DeMint has been a key conservative leader since his original election to the state’s 4th Congressional District in 1998. That year he pledged to serve only three terms in Washington. During DeMint’s final year in the House, Sen. Ernest “Fritz” Hollings announced that he would not seek re-election, thus providing the outgoing congressman an opportunity to seek an open Senate seat in 2004.
With the Senate moving further left after the 2012 election results, the opportunity of helping to craft and rebuild the conservative movement outside Congress by running one of the premier right-of-center think tanks proved more alluring to DeMint that toiling in an even smaller minority.
Sen. Graham factors into this scenario differently. Facing the voters in 2014, speculation has been prevalent that he would soon receive a primary challenge from the right, one that could be serious since the senator has strayed much further to the middle of the ideological spectrum than the average South Carolina Republican primary voter.
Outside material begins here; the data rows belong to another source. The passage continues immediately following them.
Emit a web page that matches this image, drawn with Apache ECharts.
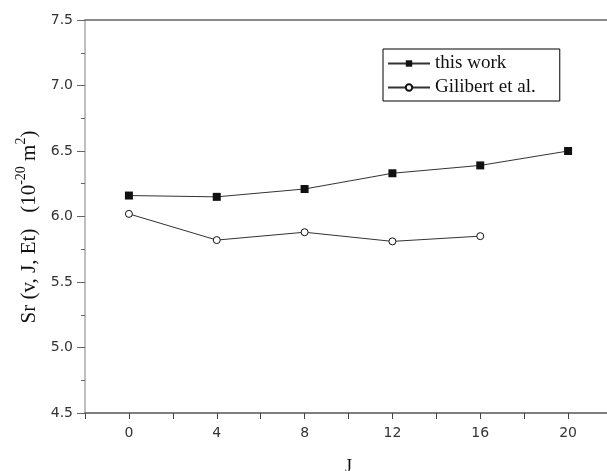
<!DOCTYPE html>
<html>
<head>
<meta charset="utf-8">
<script src="https://cdn.jsdelivr.net/npm/echarts@6/dist/echarts.min.js"></script>
<style>
  html, body { margin: 0; padding: 0; background: #fff; }
  #main { width: 607px; height: 471px; }
</style>
</head>
<body>
<div id="main"></div>
<script>
// data
var jValues = [0, 4, 8, 12, 16, 20];
var thisWork = [6.16, 6.15, 6.21, 6.33, 6.39, 6.50];
var gilibertJ = [0, 4, 8, 12, 16];
var gilibert = [6.02, 5.82, 5.88, 5.81, 5.85];

function pairs(xs, ys) {
    var out = [];
    for (var i = 0; i < ys.length; i++) {
        out.push([xs[i], ys[i]]);
    }
    return out;
}

var chart = echarts.init(document.getElementById('main'));

var option = {
    backgroundColor: '#fff',
    animation: false,
    grid: {
        left: 85,
        top: 20,
        width: 527,
        height: 393,
        outerBoundsMode: 'none'
    },
    legend: {
        orient: 'vertical',
        left: 383,
        top: 49,
        borderColor: '#000',
        borderWidth: 1,
        padding: [5, 24, 4, 4],
        itemGap: 5,
        itemWidth: 42,
        itemHeight: 8,
        textStyle: {
            fontFamily: '"Liberation Serif", "Times New Roman", serif',
            fontSize: 19,
            color: '#111'
        },
        data: ['this work', 'Gilibert et al.']
    },
    xAxis: [{
        type: 'value',
        min: -2,
        max: 22,
        interval: 2,
        name: 'J',
        nameLocation: 'middle',
        nameGap: 45,
        nameTextStyle: {
            fontFamily: '"Liberation Serif", "Times New Roman", serif',
            fontSize: 18,
            color: '#111'
        },
        axisLine: { onZero: false, lineStyle: { color: '#555', width: 1.5 } },
        axisTick: { length: 6, lineStyle: { color: '#444' } },
        axisLabel: {
            margin: 13,
            color: '#333',
            fontFamily: '"DejaVu Sans", Arial, sans-serif',
            fontSize: 14,
            formatter: function (v) {
                if (v < 0 || v > 20 || v % 4 !== 0) return '';
                return String(v);
            }
        },
        splitLine: { show: false }
    }, {
        type: 'value',
        position: 'top',
        min: -2,
        max: 22,
        axisLine: { onZero: false, lineStyle: { color: '#666', width: 1.5 } },
        axisTick: { show: false },
        axisLabel: { show: false },
        splitLine: { show: false }
    }],
    yAxis: {
        type: 'value',
        min: 4.5,
        max: 7.5,
        interval: 0.5,
        name: '{a|Sr (v, J, Et)   (10}{s|-20}{a| m}{s|2}{a|)    }',
        nameLocation: 'middle',
        nameGap: 43,
        nameTextStyle: {
            rich: {
                a: {
                    fontFamily: '"Liberation Serif", "Times New Roman", serif',
                    fontSize: 21,
                    color: '#111',
                    lineHeight: 26,
                    verticalAlign: 'bottom'
                },
                s: {
                    fontFamily: '"Liberation Serif", "Times New Roman", serif',
                    fontSize: 14,
                    color: '#111',
                    lineHeight: 26,
                    verticalAlign: 'top'
                }
            }
        },
        axisLine: { show: true, onZero: false, lineStyle: { color: '#aaa', width: 1.5 } },
        axisTick: { show: true, length: 8, lineStyle: { color: '#666' } },
        minorTick: { show: true, splitNumber: 2, length: 4, lineStyle: { color: '#666' } },
        axisLabel: {
            margin: 12,
            color: '#333',
            fontFamily: '"DejaVu Sans", Arial, sans-serif',
            fontSize: 14,
            formatter: function (v) { return v.toFixed(1); }
        },
        splitLine: { show: false }
    },
    series: [{
        name: 'this work',
        type: 'line',
        data: pairs(jValues, thisWork),
        symbol: 'rect',
        symbolSize: 8,
        itemStyle: { color: '#111' },
        lineStyle: { color: '#333', width: 1 }
    }, {
        name: 'Gilibert et al.',
        type: 'line',
        data: pairs(gilibertJ, gilibert),
        symbol: 'circle',
        symbolSize: 7,
        itemStyle: { color: '#fff', borderColor: '#111', borderWidth: 1 },
        lineStyle: { color: '#333', width: 1 }
    }]
};

chart.setOption(option);
</script>
</body>
</html>
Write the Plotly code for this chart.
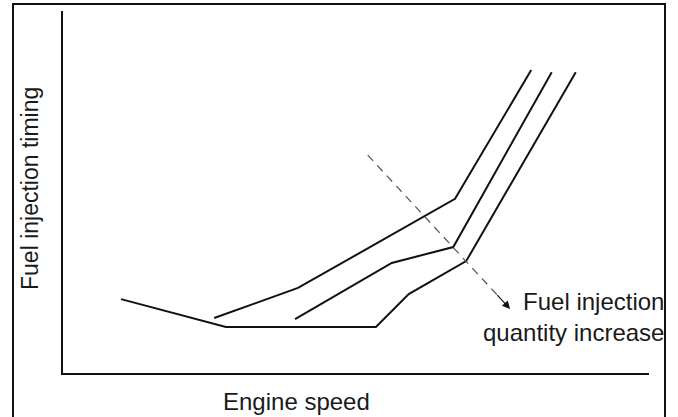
import plotly.graph_objects as go

# Curves: engine speed (x) vs fuel injection timing (y), arbitrary units 0-100
speed_q1 = [9.9, 27.8, 53.4, 59.0, 68.8, 87.5]
timing_q1 = [20.4, 12.7, 12.7, 21.8, 30.9, 83.1]

speed_q2 = [25.8, 40.1, 66.9, 79.9]
timing_q2 = [15.2, 23.5, 48.1, 83.7]

speed_q3 = [39.6, 56.1, 66.6, 83.4]
timing_q3 = [14.9, 30.4, 34.8, 83.1]

# dashed "quantity increase" arrow (data units)
arrow_start = (52.0, 60.2)
arrow_tip = (76.3, 17.7)

x_title = "Engine speed"
y_title = "Fuel injection timing"
note = "Fuel injection<br>quantity increase"

FONT = "Liberation Sans, Arial, sans-serif"
W, H = 678, 417
L, R, T, B = 63, 29, 11, 44
pw, ph = W - L - R, H - T - B

def px_to_paper_x(px):
    return (px - L) / pw

def px_to_paper_y(py):
    return (H - B - py) / ph

fig = go.Figure()
for xs, ys in [(speed_q1, timing_q1), (speed_q2, timing_q2), (speed_q3, timing_q3)]:
    fig.add_trace(go.Scatter(x=xs, y=ys, mode="lines",
                             line=dict(color="#111111", width=2),
                             showlegend=False, hoverinfo="skip"))

# dashed guide line (stops just short of the tip)
frac = 0.93
end_x = arrow_start[0] + (arrow_tip[0] - arrow_start[0]) * frac
end_y = arrow_start[1] + (arrow_tip[1] - arrow_start[1]) * frac
fig.add_trace(go.Scatter(x=[arrow_start[0], end_x], y=[arrow_start[1], end_y],
                         mode="lines", line=dict(color="#555555", width=1.2, dash="8px,6px"),
                         showlegend=False, hoverinfo="skip"))

hx = arrow_start[0] + (arrow_tip[0] - arrow_start[0]) * 0.9
hy = arrow_start[1] + (arrow_tip[1] - arrow_start[1]) * 0.9
fig.add_annotation(x=arrow_tip[0], y=arrow_tip[1], ax=hx, ay=hy,
                   xref="x", yref="y", axref="x", ayref="y",
                   text="", showarrow=True, arrowhead=2, arrowsize=1.3,
                   arrowwidth=1.2, arrowcolor="#111111")

fig.add_annotation(x=px_to_paper_x(666), y=px_to_paper_y(317), xref="paper", yref="paper",
                   text=note, showarrow=False, xanchor="right", yanchor="middle",
                   align="right", font=dict(family=FONT, size=24, color="#1a1a1a"))

fig.add_annotation(x=px_to_paper_x(296), y=px_to_paper_y(401), xref="paper", yref="paper",
                   text=x_title, showarrow=False, xanchor="center", yanchor="middle",
                   font=dict(family=FONT, size=24, color="#1a1a1a"))

fig.add_annotation(x=px_to_paper_x(30), y=px_to_paper_y(189), xref="paper", yref="paper",
                   text=y_title, showarrow=False, xanchor="center", yanchor="middle",
                   textangle=-90, font=dict(family=FONT, size=23, color="#1a1a1a"))

# outer frame
fig.add_shape(type="rect", xref="paper", yref="paper",
              x0=px_to_paper_x(13), x1=px_to_paper_x(665),
              y0=px_to_paper_y(430), y1=px_to_paper_y(4),
              line=dict(color="#111111", width=2), fillcolor="rgba(0,0,0,0)")

fig.update_xaxes(range=[0, 100], showline=True, linecolor="#111111", linewidth=2,
                 showgrid=False, zeroline=False, showticklabels=False, ticks="")
fig.update_yaxes(range=[0, 100], showline=True, linecolor="#111111", linewidth=2,
                 showgrid=False, zeroline=False, showticklabels=False, ticks="")

fig.update_layout(width=W, height=H, margin=dict(l=L, r=R, t=T, b=B),
                  paper_bgcolor="white", plot_bgcolor="white",
                  font=dict(family=FONT, color="#1a1a1a"))

fig.write_html("out.html", config={"displayModeBar": False},
               post_script="document.body.style.margin='0';document.body.style.overflow='hidden';")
Now that the DeMint seat will also be up for election in 2014, much of the attention will be drawn away from Graham and onto who will become DeMint’s replacement. Many of Graham’s potential challengers will likely find an open seat or running against an appointed incumbent to be a more appealing option.
The Replacement Scenarios
Under South Carolina election law, Gov. Nikki Haley (R) will appoint an interim senator until the next regular general election in 2014. The winner of that election serves the remainder of DeMint’s term, meaning said individual will stand for a full six-year term in 2016. Haley could appoint someone who will run for the long term or choose to select a caretaker – an individual agreeing only to serve for the 113th Congress and not be an election candidate in 2014.
In either event, Haley has many people from which to choose. Republicans control all eight constitutional offices in addition to the governor’s post, along with having six members of the US House of Representatives. Still others, such as former attorney general and state Republican Party chairman Henry McMaster, are ex-statewide officials. Reportedly, McMaster would not be interested in a caretaker appointment. Former South Carolina Republican Party chairman Katon Dawson is reportedly interested in being considered. Former US Ambassador to Canada David Wilkins is also being mentioned as a potential appointment candidate.
Who eventually becomes the interim senator may depend on what Haley sees as her own future. The option of resigning as governor and having Lt. Gov. Glenn McConnell (R), after he ascends into the governor’s office, appoint her to the Senate is a non-starter. Governors who have tried such schemes have always been pummeled at the polls in the next election. If she has interest in the seat herself, she could appoint a person who will not seek election in 2014, and then she could run in the open seat. Haley’s own position will be coming up for election also in that year, so the governor would have to choose between the two offices.
The senior Republican in the congressional delegation is Rep. Joe Wilson (R-SC-2), and his son, Alan, is the state’s attorney general. Rep. Tim Scott (R-SC-1), believed to be Sen. DeMint’s favored choice to succeed him, would become the state’s first African-American senator since Reconstruction. Should the governor choose a member of the congressional delegation, a succeeding special election would then be held to replace the newly appointed senator.
Since the DeMint announcement caught the political community by surprise, it will take several days to sort out. The jockeying for the Senate appointment will soon begin, however, and Gov. Haley will be forced to act quickly since DeMint will be leaving office in early January.
The announcement also means that 34 Senate elections will be contested in 2014 instead of 33.